======== Data shown
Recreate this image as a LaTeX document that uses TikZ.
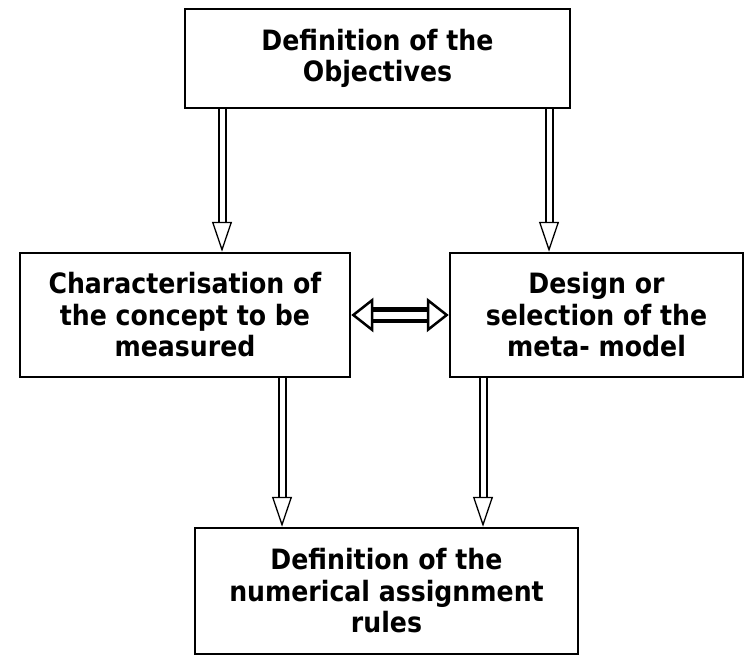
\documentclass[tikz,border=0pt]{standalone}
\usepackage{fontspec}
\setmainfont{DejaVu Sans Condensed}
\usetikzlibrary{arrows.meta}
\begin{document}
\begin{tikzpicture}[x=1pt, y=-1pt]
    % Definizione stili
    \tikzstyle{stage}=[draw, line width=2.5pt, align=center, font=\bfseries\fontsize{28}{31.5}\selectfont]
    \tikzstyle{flow}=[double, line width=2pt, double distance=5pt, -{Triangle[open, length=30pt, width=20pt, line width=1.3pt]}]
    \tikzstyle{exchange}=[double, line width=4.5pt, double distance=7pt, {Triangle[open, length=22pt, width=34pt, line width=2.5pt]}-{Triangle[open, length=22pt, width=34pt, line width=2.5pt]}]

    \useasboundingbox (0,0) rectangle (747,657);

    % Riquadri
    \node[stage, minimum width=385pt, minimum height=99pt] (objectives) at (377.5,58.5) {Definition of the\\Objectives};
    \node[stage, minimum width=330pt, minimum height=124pt] (concept) at (185,315) {Characterisation of\\the concept to be\\measured};
    \node[stage, minimum width=293pt, minimum height=124pt] (metamodel) at (596.5,315) {Design or\\selection of the\\meta- model};
    \node[stage, minimum width=383pt, minimum height=126pt] (rules) at (386.5,591) {Definition of the\\numerical assignment\\rules};

    % Frecce
    \draw[flow] (222,0 |- objectives.south) -- (222,0 |- concept.north);
    \draw[flow] (549,0 |- objectives.south) -- (549,0 |- metamodel.north);
    \draw[exchange] (concept.east) -- (metamodel.west);
    \draw[flow] (282,0 |- concept.south) -- (282,0 |- rules.north);
    \draw[flow] (483,0 |- metamodel.south) -- (483,0 |- rules.north);
\end{tikzpicture}
\end{document}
================
Exercise objective = Repeat verbatim all the material, but not the pictures.

Worked solution =
Recreate this image as a LaTeX document that uses TikZ.
\documentclass[tikz,border=0pt]{standalone}
\usepackage{fontspec}
\setmainfont{DejaVu Sans Condensed}
\usetikzlibrary{arrows.meta}
\begin{document}
\begin{tikzpicture}[x=1pt, y=-1pt]
    % Definizione stili
    \tikzstyle{stage}=[draw, line width=2.5pt, align=center, font=\bfseries\fontsize{28}{31.5}\selectfont]
    \tikzstyle{flow}=[double, line width=2pt, double distance=5pt, -{Triangle[open, length=30pt, width=20pt, line width=1.3pt]}]
    \tikzstyle{exchange}=[double, line width=4.5pt, double distance=7pt, {Triangle[open, length=22pt, width=34pt, line width=2.5pt]}-{Triangle[open, length=22pt, width=34pt, line width=2.5pt]}]

    \useasboundingbox (0,0) rectangle (747,657);

    % Riquadri
    \node[stage, minimum width=385pt, minimum height=99pt] (objectives) at (377.5,58.5) {Definition of the\\Objectives};
    \node[stage, minimum width=330pt, minimum height=124pt] (concept) at (185,315) {Characterisation of\\the concept to be\\measured};
    \node[stage, minimum width=293pt, minimum height=124pt] (metamodel) at (596.5,315) {Design or\\selection of the\\meta- model};
    \node[stage, minimum width=383pt, minimum height=126pt] (rules) at (386.5,591) {Definition of the\\numerical assignment\\rules};

    % Frecce
    \draw[flow] (222,0 |- objectives.south) -- (222,0 |- concept.north);
    \draw[flow] (549,0 |- objectives.south) -- (549,0 |- metamodel.north);
    \draw[exchange] (concept.east) -- (metamodel.west);
    \draw[flow] (282,0 |- concept.south) -- (282,0 |- rules.north);
    \draw[flow] (483,0 |- metamodel.south) -- (483,0 |- rules.north);
\end{tikzpicture}
\end{document}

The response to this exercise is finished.